Звуковая партитура и этого, и большинства других любимовских спектаклей, как правило, многосоставна. Каждый ее элемент имеет свой голос и собственное содержание, но как бы разнородны они ни были, режиссер выстраивает их в единство, внутренняя согласованность которого оказывается специальным объектом зрительского внимания. «Мы с удивлением узнаем практически незнакомую музыку, хотя вся она взята из кинофильма М. Швейцера по тем же «Маленьким трагедиям», – отмечает рецензент «Пира во время чумы». – В музыкальные темы А. Шнитке вплетается даже плеск брошенного в бокал кольца, даже звон рассыпавшихся монет (…). Скрип страшной телеги разрывает музыкальные фразы как диссонанс, чтобы затем многоголосию этому влиться в божественное звучание Моцарта» [37, 71].

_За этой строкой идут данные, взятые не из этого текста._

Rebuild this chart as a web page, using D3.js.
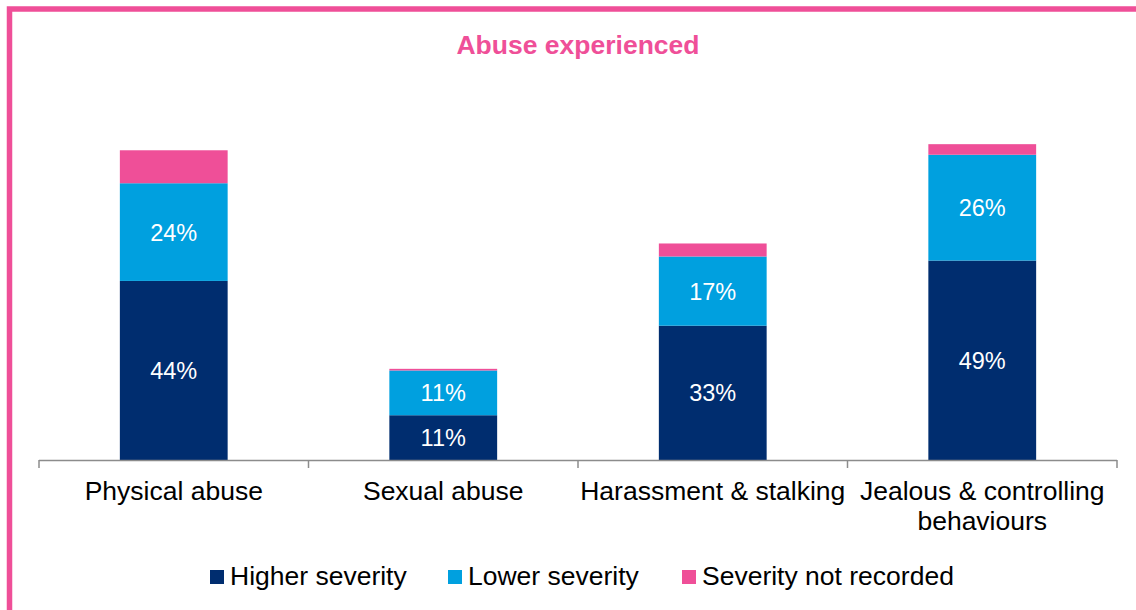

Как музыкальное произведение воспринимался полный противоречий звуковой космос «Медеи». Здесь в трагическом поединке переплетались «варварские» надрывные звуки варгана, «эллинско‑бродские» хоры Э. Денисова (хоры специально для спектакля перевел И. Бродский), звучащий слог Еврипида‑Анненского и, наконец, шум моря, который в финале поначалу поглощал все. Но затем этот финальный аккорд разбивался шумом падающих из крана капель, внося новую тревогу и снимая разрешение. Катарсис снова оказывался под вопросом. Звуковая партитура создавала внутренне конфликтную автономную составляющую в драматическом раскладе спектакля. Но как целое, в своей музыкальной выстроенности, она противостояла миру, где

 

Никто никогда не знает,

Откуда приходит горе,

 

миру, где

 

Никто никогда не знает,

Что боги готовят смертным…

 

Актерская пластика

 

В непосредственно последовавших за «Добрым человеком из Сезуана» спектаклях происходило, наряду с другим, и своего рода оттачивание необходимой режиссеру актерской пластики. В «Антимирах», «Десяти днях, которые потрясли мир», «Павших и живых», «Жизни Галилея», в «Послушайте!», «Пугачеве», «Тартюфе» активно использовались элементы пантомимы и танца. Многие эпизоды были построены полностью средствами пантомимы, как в «Десяти днях, которые потрясли мир», или своеобразно «вытанцеваны», как в «Тартюфе». В дальнейшем пантомима и танец в «чистом виде» применялись не столь интенсивно, но всюду рисунок актерской пластики оставался ритмически строго выверенным.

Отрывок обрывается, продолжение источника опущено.